Datasets

Data within mlipx is always represented as a list of ASE atoms objects. There are various ways to provide this data to the workflow, depending on your requirements.

Local Data Files

The simplest way to use data in the workflow is by providing a local data file, such as a trajectory file.

(.venv) $ cp /path/to/data.xyz .
(.venv) $ dvc add data.xyz
Local data file (main.py)
import zntrack
import mlipx

DATAPATH = "data.xyz"

project = mlipx.Project()

with project.group("initialize"):
   data = mlipx.LoadDataFile(path=DATAPATH)

Remote Data Files

Since mlipx integrates with DVC, it can easily handle data from remote locations. You can manually import a remote file:

(.venv) $ dvc import-url https://url/to/your/data.xyz data.xyz

Alternatively, you can use the zntrack interface for automated management. This allows evaluation of datasets such as mptraj and supports filtering to select relevant configurations. For example, the following code selects all structures containing F and B atoms.

Importing online resources (main.py)
import zntrack
import mlipx

mptraj = zntrack.add(
   url="https://github.com/ACEsuit/mace-mp/releases/download/mace_mp_0b/mp_traj_combined.xyz",
   path="mptraj.xyz",
)

project = mlipx.Project()

with project:
   raw_data = mlipx.LoadDataFile(path=mptraj)
   data = mlipx.FilterAtoms(data=raw_data.frames, elements=["B", "F"])

Materials Project

You can also search and retrieve structures from the Materials Project.

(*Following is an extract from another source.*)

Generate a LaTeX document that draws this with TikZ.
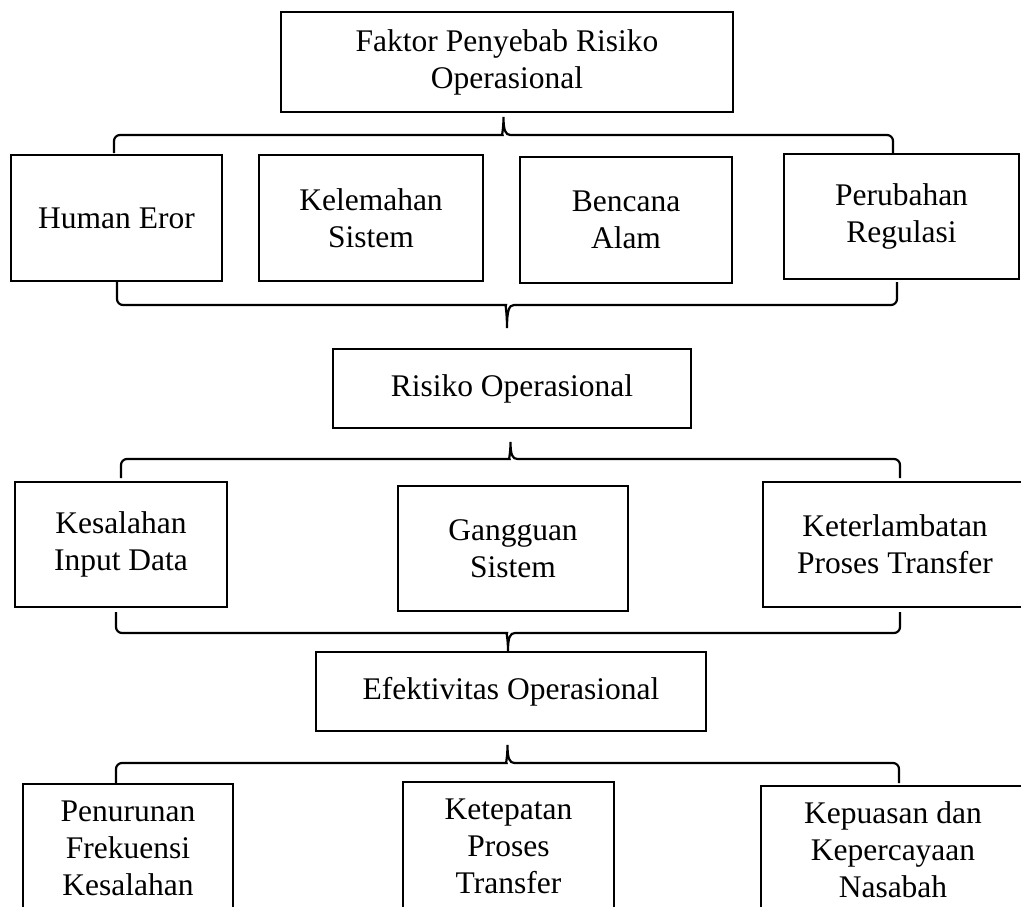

Querying Materials Project (main.py)
import mlipx

project = mlipx.Project()

with project.group("initialize"):
   data = mlipx.MPRester(search_kwargs={"material_ids": ["mp-1143"]})

Note

To use the Materials Project, you need an API key. Set the environment variable MP_API_KEY to your API key.

Generating Data

Another approach is generating data dynamically. In mlipx, you can build molecules or simulation boxes from SMILES strings. For instance, the following code generates a simulation box containing 10 ethanol molecules:

Using SMILES (main.py)
import mlipx

project = mlipx.Project()

with project.group("initialize"):
   confs = mlipx.Smiles2Conformers(smiles="CCO", num_confs=10)
   data = mlipx.BuildBox(data=[confs.frames], counts=[10], density=789)

Note

The BuildBox node requires Packmol and rdkit2ase. If you do not need a simulation box, you can use confs.frames directly.